**YOUR OBJECTIVE:**
Give again, word for word, the lines below that run from the line with "Rebuild this chart" through the line with "import seaborn as sns". Drop the pictures.

--- Begin DATASET ENTRIES ---

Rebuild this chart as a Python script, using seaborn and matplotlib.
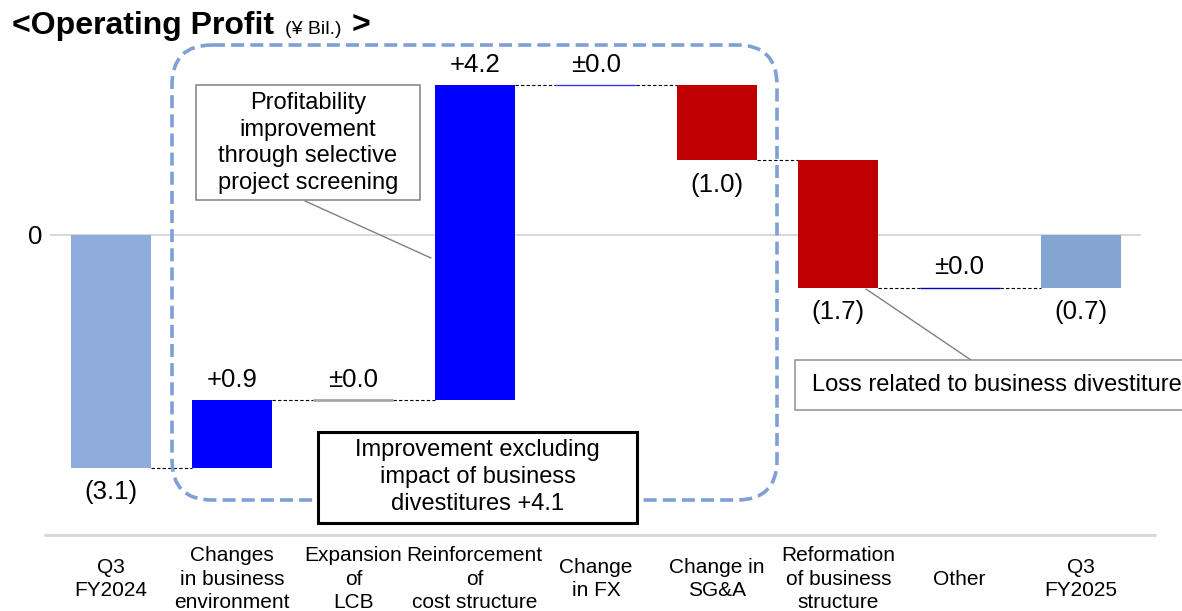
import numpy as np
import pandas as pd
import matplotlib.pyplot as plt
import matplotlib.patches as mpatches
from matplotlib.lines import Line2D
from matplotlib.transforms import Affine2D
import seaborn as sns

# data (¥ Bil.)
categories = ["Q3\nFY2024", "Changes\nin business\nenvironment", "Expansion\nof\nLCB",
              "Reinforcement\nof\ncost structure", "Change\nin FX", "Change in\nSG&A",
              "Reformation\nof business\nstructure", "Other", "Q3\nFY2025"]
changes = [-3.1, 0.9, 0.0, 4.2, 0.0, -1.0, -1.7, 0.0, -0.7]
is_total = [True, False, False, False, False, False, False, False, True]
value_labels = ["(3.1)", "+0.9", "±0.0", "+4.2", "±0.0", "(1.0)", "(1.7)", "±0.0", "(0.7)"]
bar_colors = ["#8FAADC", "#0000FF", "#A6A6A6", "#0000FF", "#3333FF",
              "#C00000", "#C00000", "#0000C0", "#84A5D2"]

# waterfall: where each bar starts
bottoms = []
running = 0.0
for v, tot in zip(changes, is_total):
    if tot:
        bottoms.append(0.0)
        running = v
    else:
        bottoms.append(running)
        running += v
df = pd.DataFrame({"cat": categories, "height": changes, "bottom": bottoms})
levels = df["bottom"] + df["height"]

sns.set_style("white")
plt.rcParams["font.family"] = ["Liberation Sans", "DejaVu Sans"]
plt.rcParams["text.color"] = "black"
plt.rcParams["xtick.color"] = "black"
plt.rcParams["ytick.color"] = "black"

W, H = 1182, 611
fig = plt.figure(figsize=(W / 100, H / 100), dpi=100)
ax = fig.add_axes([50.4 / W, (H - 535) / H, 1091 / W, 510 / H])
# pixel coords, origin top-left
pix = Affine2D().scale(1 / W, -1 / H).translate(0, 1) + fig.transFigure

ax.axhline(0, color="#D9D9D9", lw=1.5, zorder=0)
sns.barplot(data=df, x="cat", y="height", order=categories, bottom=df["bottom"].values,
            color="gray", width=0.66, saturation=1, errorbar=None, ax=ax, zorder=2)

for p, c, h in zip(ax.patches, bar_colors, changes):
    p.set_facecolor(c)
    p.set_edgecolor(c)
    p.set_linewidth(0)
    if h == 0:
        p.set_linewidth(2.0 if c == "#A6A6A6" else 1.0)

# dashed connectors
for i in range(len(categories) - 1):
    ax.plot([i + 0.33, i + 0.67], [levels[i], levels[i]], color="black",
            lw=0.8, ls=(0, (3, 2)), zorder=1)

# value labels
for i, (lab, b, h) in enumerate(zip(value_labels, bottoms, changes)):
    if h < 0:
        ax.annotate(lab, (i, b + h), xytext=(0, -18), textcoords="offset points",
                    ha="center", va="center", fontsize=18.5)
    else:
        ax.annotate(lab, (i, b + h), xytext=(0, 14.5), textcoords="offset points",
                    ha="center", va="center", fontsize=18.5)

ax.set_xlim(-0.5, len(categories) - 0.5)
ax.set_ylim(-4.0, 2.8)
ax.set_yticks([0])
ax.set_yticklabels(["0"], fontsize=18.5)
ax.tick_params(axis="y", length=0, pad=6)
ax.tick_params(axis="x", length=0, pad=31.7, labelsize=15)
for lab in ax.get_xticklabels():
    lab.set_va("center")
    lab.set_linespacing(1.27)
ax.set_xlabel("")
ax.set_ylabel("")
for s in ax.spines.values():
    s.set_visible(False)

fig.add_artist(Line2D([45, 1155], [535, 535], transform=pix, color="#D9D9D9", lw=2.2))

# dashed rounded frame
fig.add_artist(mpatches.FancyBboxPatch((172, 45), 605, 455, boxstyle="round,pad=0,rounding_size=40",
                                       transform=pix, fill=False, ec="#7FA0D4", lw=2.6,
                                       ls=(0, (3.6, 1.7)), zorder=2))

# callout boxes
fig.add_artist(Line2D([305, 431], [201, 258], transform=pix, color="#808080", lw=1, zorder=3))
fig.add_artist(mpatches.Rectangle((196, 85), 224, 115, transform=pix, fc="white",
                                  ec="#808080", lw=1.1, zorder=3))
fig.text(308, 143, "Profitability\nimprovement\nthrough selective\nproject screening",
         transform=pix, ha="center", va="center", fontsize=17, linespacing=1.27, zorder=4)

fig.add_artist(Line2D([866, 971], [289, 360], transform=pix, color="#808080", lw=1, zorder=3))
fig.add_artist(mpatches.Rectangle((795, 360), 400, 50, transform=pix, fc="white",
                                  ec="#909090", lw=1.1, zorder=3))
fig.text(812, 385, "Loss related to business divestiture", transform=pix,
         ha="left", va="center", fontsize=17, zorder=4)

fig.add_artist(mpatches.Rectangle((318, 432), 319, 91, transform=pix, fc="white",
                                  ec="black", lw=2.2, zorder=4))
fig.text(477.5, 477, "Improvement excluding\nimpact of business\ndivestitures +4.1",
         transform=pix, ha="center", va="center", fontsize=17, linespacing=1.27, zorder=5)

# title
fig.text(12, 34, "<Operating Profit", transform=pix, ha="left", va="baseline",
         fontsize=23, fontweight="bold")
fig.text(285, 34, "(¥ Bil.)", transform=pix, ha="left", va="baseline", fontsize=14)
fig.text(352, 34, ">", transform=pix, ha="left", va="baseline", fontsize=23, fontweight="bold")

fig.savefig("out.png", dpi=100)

--- End DATASET ENTRIES ---
--- Begin DATASET ENTRIES ---

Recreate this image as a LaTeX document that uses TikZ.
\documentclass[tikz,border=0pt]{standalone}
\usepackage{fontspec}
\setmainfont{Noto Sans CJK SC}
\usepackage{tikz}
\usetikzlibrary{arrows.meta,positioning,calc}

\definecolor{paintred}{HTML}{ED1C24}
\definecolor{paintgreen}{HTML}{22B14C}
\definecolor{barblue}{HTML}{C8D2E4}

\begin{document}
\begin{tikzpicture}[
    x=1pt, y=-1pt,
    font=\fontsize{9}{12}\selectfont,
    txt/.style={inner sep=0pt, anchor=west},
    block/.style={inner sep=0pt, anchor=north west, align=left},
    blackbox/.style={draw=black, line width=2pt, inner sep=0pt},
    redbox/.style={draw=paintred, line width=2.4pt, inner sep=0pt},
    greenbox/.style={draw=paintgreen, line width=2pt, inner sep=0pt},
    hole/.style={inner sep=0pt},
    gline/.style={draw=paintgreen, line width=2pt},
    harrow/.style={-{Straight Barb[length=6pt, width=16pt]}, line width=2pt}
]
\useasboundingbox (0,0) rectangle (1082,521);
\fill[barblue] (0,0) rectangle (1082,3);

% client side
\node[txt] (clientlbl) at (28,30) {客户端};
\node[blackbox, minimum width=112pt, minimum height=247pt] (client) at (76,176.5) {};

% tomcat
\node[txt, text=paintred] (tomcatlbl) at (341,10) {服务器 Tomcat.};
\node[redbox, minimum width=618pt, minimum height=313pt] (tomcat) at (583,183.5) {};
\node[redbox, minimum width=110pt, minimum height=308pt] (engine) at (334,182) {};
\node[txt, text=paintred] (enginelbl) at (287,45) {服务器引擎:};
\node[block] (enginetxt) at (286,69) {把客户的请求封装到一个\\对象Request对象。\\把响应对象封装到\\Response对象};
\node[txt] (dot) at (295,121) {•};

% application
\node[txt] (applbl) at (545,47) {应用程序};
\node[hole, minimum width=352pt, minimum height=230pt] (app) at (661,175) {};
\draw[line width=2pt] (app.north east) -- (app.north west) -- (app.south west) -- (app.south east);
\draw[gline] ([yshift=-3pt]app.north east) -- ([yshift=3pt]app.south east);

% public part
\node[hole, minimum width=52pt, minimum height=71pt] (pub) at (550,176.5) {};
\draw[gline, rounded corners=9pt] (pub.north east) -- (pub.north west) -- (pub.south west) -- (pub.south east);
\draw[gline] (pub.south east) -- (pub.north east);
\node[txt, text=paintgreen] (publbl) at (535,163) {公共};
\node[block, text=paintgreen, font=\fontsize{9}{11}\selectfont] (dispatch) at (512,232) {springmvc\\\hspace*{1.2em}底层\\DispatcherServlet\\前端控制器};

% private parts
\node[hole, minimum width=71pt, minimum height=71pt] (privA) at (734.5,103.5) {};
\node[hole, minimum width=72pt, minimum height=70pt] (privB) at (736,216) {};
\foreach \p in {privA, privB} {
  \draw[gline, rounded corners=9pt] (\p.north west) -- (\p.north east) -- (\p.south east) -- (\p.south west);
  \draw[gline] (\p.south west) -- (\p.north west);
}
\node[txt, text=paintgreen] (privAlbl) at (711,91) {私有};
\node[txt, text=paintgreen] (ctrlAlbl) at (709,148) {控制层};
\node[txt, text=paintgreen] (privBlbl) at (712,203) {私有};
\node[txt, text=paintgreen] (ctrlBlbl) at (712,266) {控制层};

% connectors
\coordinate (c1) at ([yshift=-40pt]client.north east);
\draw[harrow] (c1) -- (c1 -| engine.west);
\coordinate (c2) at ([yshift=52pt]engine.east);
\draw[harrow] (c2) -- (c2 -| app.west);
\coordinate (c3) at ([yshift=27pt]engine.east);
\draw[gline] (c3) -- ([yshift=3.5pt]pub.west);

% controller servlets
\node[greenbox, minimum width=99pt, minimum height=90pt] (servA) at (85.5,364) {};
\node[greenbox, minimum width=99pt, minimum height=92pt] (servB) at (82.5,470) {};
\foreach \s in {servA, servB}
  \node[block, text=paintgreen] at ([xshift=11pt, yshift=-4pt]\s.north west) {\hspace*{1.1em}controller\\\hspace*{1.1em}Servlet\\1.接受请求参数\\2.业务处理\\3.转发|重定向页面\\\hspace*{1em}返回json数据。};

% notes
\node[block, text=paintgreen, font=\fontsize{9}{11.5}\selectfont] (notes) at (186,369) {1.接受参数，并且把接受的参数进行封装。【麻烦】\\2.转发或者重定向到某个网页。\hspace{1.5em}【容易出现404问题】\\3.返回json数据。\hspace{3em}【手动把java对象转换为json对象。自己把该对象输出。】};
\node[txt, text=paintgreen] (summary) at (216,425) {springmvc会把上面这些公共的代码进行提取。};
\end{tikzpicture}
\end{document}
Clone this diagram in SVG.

--- End DATASET ENTRIES ---
--- Begin DATASET ENTRIES ---

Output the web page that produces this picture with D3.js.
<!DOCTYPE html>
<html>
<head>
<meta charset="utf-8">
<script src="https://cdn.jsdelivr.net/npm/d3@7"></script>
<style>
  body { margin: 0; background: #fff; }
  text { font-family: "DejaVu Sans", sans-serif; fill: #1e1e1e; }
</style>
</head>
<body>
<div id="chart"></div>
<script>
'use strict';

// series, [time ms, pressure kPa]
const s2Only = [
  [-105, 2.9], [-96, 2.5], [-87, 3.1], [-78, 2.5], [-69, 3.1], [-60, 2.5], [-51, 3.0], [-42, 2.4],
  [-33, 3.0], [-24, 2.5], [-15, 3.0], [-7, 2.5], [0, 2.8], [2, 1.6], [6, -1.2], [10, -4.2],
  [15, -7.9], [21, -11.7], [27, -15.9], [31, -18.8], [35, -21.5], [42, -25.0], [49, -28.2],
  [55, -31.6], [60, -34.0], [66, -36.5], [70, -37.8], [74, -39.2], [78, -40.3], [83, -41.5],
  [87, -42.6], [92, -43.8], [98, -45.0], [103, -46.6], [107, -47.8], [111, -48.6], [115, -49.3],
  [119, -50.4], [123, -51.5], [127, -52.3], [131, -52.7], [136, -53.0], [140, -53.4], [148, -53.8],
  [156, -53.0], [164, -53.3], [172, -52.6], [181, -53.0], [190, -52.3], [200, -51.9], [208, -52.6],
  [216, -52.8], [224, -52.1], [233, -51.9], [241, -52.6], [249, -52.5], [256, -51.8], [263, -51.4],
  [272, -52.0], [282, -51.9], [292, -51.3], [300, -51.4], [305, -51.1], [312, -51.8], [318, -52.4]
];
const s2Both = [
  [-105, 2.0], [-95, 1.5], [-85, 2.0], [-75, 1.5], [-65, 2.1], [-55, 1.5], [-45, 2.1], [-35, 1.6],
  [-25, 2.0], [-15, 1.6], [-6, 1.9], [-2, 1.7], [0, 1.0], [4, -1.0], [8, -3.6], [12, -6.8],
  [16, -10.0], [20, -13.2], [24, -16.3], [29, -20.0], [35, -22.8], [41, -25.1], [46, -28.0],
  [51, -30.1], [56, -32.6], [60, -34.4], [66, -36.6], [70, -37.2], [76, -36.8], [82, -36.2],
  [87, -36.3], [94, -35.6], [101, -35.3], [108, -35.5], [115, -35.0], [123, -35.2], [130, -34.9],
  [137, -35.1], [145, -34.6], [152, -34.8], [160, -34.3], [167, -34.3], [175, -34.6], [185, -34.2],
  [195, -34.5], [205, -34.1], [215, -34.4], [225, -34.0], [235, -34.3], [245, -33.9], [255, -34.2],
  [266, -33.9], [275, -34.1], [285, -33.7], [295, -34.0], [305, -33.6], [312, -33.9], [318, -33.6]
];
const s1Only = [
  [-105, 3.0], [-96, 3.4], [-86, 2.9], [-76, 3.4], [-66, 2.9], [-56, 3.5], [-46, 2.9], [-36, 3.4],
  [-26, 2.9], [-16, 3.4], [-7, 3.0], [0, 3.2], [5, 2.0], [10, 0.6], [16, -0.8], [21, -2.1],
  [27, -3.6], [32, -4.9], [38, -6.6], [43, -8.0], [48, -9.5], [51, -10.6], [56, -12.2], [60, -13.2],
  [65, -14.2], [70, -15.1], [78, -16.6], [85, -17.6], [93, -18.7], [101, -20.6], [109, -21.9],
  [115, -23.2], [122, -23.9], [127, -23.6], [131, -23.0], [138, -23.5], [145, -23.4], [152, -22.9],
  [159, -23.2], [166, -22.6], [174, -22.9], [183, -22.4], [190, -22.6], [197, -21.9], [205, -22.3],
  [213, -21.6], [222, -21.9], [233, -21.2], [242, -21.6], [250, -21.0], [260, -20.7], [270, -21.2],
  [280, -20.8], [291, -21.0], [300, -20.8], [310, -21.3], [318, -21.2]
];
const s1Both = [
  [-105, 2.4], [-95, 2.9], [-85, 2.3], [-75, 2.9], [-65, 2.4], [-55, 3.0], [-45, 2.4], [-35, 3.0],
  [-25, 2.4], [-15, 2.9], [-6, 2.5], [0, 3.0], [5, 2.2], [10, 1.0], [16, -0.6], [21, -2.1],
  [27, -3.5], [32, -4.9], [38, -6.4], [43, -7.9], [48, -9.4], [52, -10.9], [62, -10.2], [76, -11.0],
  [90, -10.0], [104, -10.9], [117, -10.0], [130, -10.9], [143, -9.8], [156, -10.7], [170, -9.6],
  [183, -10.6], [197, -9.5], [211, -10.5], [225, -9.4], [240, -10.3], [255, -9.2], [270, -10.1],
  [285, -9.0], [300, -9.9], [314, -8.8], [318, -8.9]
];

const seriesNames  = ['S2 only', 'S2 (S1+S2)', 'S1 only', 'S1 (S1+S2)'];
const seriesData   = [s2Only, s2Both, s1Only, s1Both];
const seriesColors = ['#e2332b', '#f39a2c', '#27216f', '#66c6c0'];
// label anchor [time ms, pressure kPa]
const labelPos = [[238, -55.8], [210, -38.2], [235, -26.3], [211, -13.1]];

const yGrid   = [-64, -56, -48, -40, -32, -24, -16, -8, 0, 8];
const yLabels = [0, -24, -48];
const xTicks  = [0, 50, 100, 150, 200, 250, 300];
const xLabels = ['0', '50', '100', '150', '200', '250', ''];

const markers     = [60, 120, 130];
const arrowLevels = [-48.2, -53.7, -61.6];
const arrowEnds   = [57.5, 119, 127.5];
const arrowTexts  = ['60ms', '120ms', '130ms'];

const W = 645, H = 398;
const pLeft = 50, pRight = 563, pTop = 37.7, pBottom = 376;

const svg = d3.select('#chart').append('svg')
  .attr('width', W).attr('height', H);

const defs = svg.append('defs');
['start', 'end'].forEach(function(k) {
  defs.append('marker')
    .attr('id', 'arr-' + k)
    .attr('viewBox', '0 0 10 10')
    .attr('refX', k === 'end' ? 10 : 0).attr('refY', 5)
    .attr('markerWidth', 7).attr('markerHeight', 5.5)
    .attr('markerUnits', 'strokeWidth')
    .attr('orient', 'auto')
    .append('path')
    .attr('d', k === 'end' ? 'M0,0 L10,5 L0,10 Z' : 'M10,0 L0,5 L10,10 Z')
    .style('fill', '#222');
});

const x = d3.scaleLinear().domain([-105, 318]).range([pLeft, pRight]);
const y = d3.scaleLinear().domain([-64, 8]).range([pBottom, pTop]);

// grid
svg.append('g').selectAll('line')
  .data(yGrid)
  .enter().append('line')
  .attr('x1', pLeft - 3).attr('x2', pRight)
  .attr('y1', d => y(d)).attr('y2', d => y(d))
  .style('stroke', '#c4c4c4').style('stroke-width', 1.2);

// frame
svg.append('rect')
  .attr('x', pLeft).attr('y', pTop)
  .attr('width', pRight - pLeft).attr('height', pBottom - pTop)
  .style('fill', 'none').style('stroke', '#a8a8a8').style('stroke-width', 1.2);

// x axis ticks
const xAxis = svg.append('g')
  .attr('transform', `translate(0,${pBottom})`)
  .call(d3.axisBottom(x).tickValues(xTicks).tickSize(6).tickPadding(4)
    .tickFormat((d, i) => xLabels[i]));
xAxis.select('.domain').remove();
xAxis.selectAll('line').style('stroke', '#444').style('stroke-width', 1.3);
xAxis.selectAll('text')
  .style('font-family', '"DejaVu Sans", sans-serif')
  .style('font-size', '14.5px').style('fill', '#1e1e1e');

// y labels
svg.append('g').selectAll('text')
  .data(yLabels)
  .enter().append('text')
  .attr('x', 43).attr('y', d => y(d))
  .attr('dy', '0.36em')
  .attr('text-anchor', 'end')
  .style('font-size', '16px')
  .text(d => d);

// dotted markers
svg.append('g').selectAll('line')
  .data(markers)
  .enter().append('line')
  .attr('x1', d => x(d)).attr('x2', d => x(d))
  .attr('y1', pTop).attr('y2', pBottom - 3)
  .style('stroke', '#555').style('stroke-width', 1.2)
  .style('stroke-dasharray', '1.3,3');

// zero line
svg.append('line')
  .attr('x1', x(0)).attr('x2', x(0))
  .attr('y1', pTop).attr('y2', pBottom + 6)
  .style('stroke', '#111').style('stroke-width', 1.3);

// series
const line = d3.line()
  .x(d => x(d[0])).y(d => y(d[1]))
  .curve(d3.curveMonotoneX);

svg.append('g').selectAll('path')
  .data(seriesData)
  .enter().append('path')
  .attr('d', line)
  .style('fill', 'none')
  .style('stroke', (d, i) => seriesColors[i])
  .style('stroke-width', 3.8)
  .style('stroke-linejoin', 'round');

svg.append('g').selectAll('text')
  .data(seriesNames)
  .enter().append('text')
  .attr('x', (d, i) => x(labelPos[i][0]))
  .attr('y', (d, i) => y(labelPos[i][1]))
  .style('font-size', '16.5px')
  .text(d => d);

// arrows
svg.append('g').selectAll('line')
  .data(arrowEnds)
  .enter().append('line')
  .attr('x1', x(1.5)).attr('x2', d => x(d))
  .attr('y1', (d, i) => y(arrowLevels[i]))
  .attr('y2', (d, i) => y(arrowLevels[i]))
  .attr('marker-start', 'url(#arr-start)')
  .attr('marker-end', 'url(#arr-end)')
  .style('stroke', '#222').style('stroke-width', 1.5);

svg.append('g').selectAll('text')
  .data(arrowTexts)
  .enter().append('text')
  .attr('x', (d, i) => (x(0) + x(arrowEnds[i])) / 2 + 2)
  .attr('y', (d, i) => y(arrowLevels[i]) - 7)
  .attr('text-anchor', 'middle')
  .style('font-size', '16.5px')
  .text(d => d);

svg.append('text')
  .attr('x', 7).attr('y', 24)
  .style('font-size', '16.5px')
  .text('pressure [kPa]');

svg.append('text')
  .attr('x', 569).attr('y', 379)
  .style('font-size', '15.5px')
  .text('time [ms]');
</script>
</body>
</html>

--- End DATASET ENTRIES ---

**SOLUTION TO THE EXERCISE:**
Rebuild this chart as a Python script, using seaborn and matplotlib.
import numpy as np
import pandas as pd
import matplotlib.pyplot as plt
import matplotlib.patches as mpatches
from matplotlib.lines import Line2D
from matplotlib.transforms import Affine2D
import seaborn as sns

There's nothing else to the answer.